Born in New Orleans, he began playing guitar during his teenage years as a member of The Jokers, a Warren Easton High School band. His entry into The Skyliners came in 1959 through an invitation extended by Mac Rebennack, who was later known as Dr. John. Although he secured a contract with Ace Records, his initial recording was actually for the Spinett label set up by the singer Frankie Ford and manager Joe Caronna, This debut recording was a rendition of the song "Junco Partner," reworked as "Preacher's Daughter." Caronna altered the singer's name to Stone for contractual reasons. He proceeded to record "Something Special" at the Ace label, a track composed and produced by Rebennack and arranged by Allen Toussaint. In addition, he recorded "Just A Moment", which garnered regional success and is estimated to have sold 100,000 copies.
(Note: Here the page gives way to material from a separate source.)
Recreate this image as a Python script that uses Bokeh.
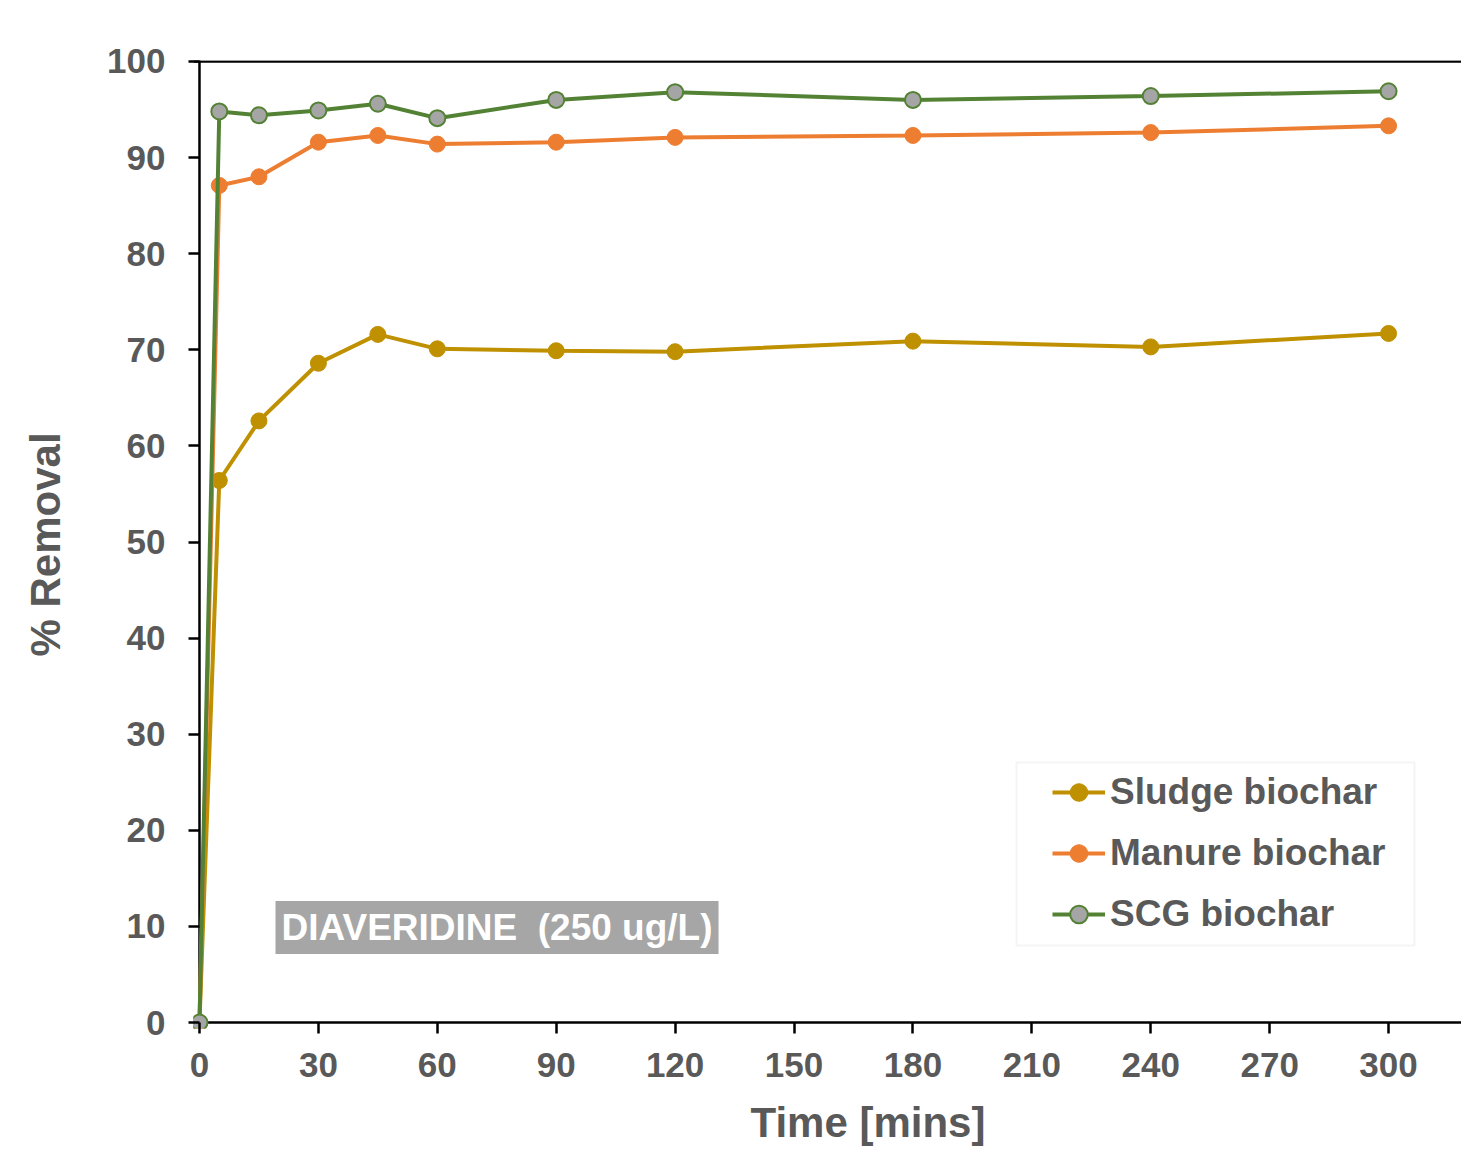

Although earlier records were successful, later recordings in the early 1960s, some released on Cosimo Matassa's White Cliffs label, did not achieve the same level of sales.
Stone left the music industry in 1964. After working in New Orleans and Texas under his given name, he eventually moved back to his hometown in 1979 to assist at his uncle's dry cleaning business.
Following an approach from record producer Carlo Ditta, he recorded again with Dr. John anew in the 1990s, releasing two albums on Orleans Records, Remember Me and Live on the Creole Queen.
In addition to his work at a galvanized metal company alongside his brother, he continued to perform at nearby clubs and festivals. In 1999, his Ace recordings were compiled and released in the UK. At the age of 58, he died in New Orleans that year.